Re: connect() with AF_INET6 freezes on some Debian/unstable machine
On Wed, Apr 08, 2015 at 10:02:23AM +0200, Vincent Lefevre wrote:
> On 2015-04-08 09:57:28 +0300, Reco wrote:
> > On Wed, Apr 08, 2015 at 01:35:44AM +0200, Vincent Lefevre wrote:
> > > On 2015-04-08 01:41:58 +0300, Reco wrote:
> > > > SLAAC is a good thing if the host that advertises RA is an actual
> > > > router. If it is not - you get exactly the behavior you got.
> > >
> > > Thanks for the information. Do you mean that random machines on
> > > the network can send fake advertising?
> > Yes. And by default - every host in a local network segment and their
> > dog will accept this RA. Worse - there can be more than one RA
> > advertiser on a network segment (and it leads to *very* funny results).
> > > If SLAAC can be a bad thing on arbitrary networks, why is it enabled
> > > by default? (IMHO, the default should be the safest.)
> > Treat SLAAC as DHCP. It's considered pretty normal to run DHCP client in
> > a foreign network and trust whatever information DHCP server sends the
> > client. Heck, some clients are going that far as setting own hostname
> > the way DHCP server told them.
> > The only difference being that DHCP requires userspace client
> > and SLAAC does not (in Linux).
> OK, so if I understand correctly, the problem I see with SLAAC is
> similar to what I would get for IPv4 too with a rogue DHCP server.
> > > > The correct way to deal with this then is to disable accepting RAs on
> > > > your host:
> > > >
> > > > echo 1 > /proc/sys/net/ipv6/conf/all/accept_ra
> > >
> > > I did *not* do that yet, but I can see:
> > >
> > > ypig:~> cat /proc/sys/net/ipv6/conf/all/accept_ra
> > > 1
> > >
> > > i.e. it is already 1 (ditto for /proc/sys/net/ipv6/conf/eth0/accept_ra).
> > > Or do you mean 0?
> > My bad. Zero to disable, one to enable.

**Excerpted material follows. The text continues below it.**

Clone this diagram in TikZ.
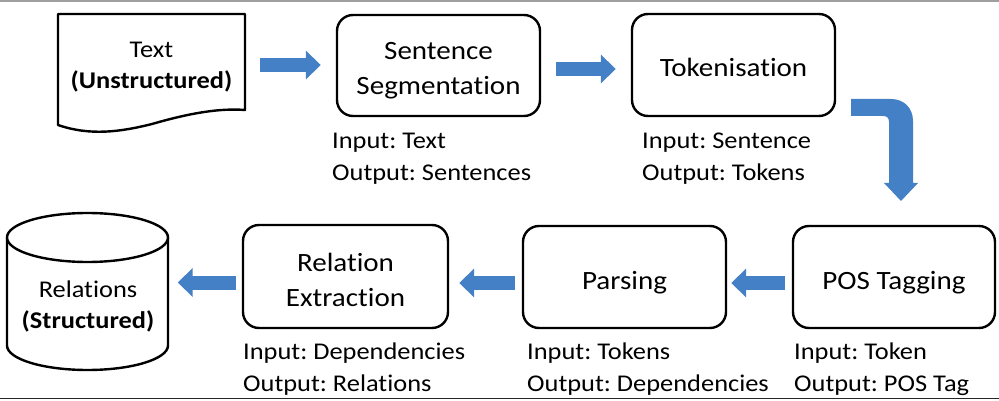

> OK. I suppose that I should use /etc/sysctl.conf to make this setting
net.ipv6.conf.all.accept_ra = 0
> > > But on the other machine that doesn't have this "scope global",
> > > /proc/sys/net/ipv6/conf/*/accept_ra is also 1, so that I'm confused.
> > If it's on the same network - check whenever you have ip6tables
> > configured on that host. If it's a different network - it's no wonder.

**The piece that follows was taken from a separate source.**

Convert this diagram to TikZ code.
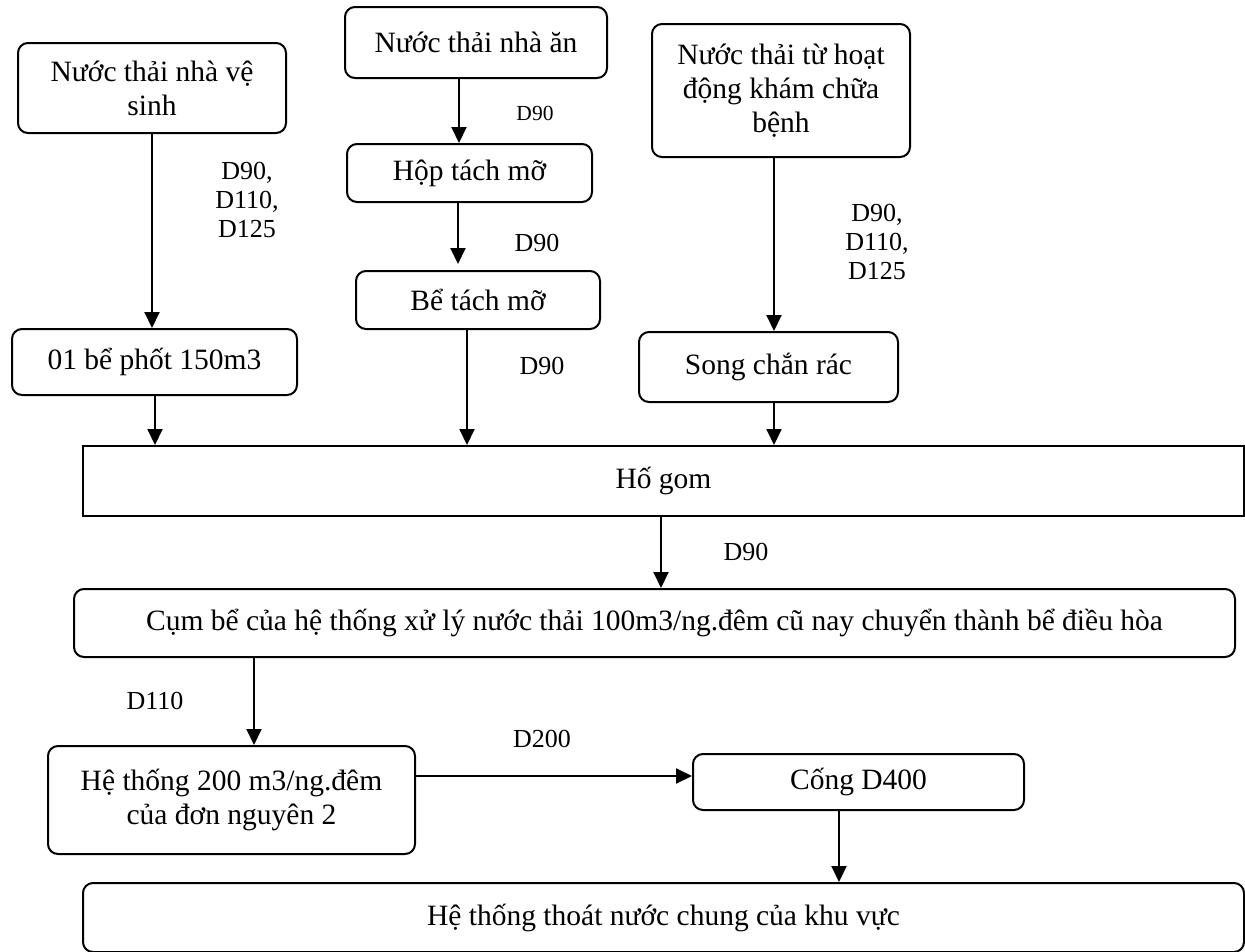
\documentclass[tikz,border=0pt]{standalone}
\usepackage{fontspec}
\setmainfont{Liberation Serif}
\usetikzlibrary{arrows.meta,calc}
\begin{document}
\begin{tikzpicture}[x=1pt,y=-1pt,
  box/.style={draw, line width=2pt, rounded corners=10pt, align=center, inner sep=0pt,
    font=\fontsize{29.5}{34}\selectfont},
  sbox/.style={box, rounded corners=0pt},
  lab/.style={align=center, inner sep=0pt, font=\fontsize{26}{29}\selectfont},
  slab/.style={lab, font=\fontsize{21.5}{25}\selectfont},
  arr/.style={line width=2pt, -{Triangle[width=15pt,length=16pt]}}]
\useasboundingbox (0,0) rectangle (1245,951);
\clip (0,0) rectangle (1245,951);
% boxes
\node[box, minimum width=268, minimum height=90] (A) at (152,88) {Nước thải nhà vệ\\sinh};
\node[box, minimum width=285, minimum height=66] (B) at (154.5,362) {01 bể phốt 150m3};
\node[box, minimum width=262, minimum height=71] (C) at (476,42.5) {Nước thải nhà ăn};
\node[box, minimum width=245, minimum height=58] (D) at (469.5,173) {Hộp tách mỡ};
\node[box, minimum width=244, minimum height=58] (E) at (478,300) {Bể tách mỡ};
\node[box, minimum width=258, minimum height=133] (F) at (781,90.5) {Nước thải từ hoạt\\động khám chữa\\bệnh};
\node[box, minimum width=259, minimum height=70] (G) at (768.5,367) {Song chắn rác};
\node[sbox, minimum width=1161, minimum height=70] (HG) at (663.5,481) {Hố gom};
\node[box, minimum width=1161, minimum height=68] (K) at (654.5,623) {Cụm bể của hệ thống xử lý nước thải 100m3/ng.đêm cũ nay chuyển thành bể điều hòa};
\node[box, minimum width=367, minimum height=108] (H) at (231.5,800) {Hệ thống 200 m3/ng.đêm\\của đơn nguyên 2};
\node[box, minimum width=331, minimum height=56] (I) at (858.5,782) {Cống D400};
\node[box, minimum width=1161, minimum height=69] (J) at (663.5,917.5) {Hệ thống thoát nước chung của khu vực};
% labels
\node[lab] (l1) at (247,200) {D90,\\D110,\\D125};
\node[slab] (l2) at (535,113) {D90};
\node[lab] (l3) at (537,243) {D90};
\node[lab] (l4) at (542,366) {D90};
\node[lab] (l5) at (877,242) {D90,\\D110,\\D125};
\node[lab] (l6) at (746,552) {D90};
\node[lab] (l7) at (155,701) {D110};
\node[lab] (l8) at (542,739) {D200};
% connector start points
\coordinate (a1) at (A.south);
\coordinate (b1) at ([xshift=0.5pt]B.south);
\coordinate (c1) at ([xshift=-17pt]C.south);
\coordinate (d1) at ([xshift=-11.5pt]D.south);
\coordinate (e1) at ([xshift=-11pt]E.south);
\coordinate (f1) at ([xshift=-7pt]F.south);
\coordinate (g1) at ([xshift=5.5pt]G.south);
\coordinate (hg1) at ([xshift=-2.5pt]HG.south);
\coordinate (k1) at ([xshift=-400.5pt]K.south);
\coordinate (h1) at ([yshift=24pt]H.east);
\coordinate (i1) at ([xshift=-19.5pt]I.south);
% connectors
\draw[arr] (a1) -- (a1 |- B.north);
\draw[arr] (b1) -- (b1 |- HG.north);
\draw[arr] (c1) -- (c1 |- D.north);
\draw[arr] (d1) -- ([yshift=6pt]d1 |- E.north);
\draw[arr] (e1) -- (e1 |- HG.north);
\draw[arr] (f1) -- (f1 |- G.north);
\draw[arr] (g1) -- (g1 |- HG.north);
\draw[arr] (hg1) -- (hg1 |- K.north);
\draw[arr] (k1) -- (k1 |- H.north);
\draw[arr] (h1) -- (h1 -| I.west);
\draw[arr] (i1) -- (i1 |- J.north);
\end{tikzpicture}
\end{document}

> Yes, they are behind different routers (same place, but different
> networks). For the other network, the machines are not administrated
> by their end users, so that I suppose that it cannot have these
Oh, then it solves this. By design NDC is limited to one network
segment. Unless you're allowing to pass L2 traffic from one network to
another - you should not have this problem.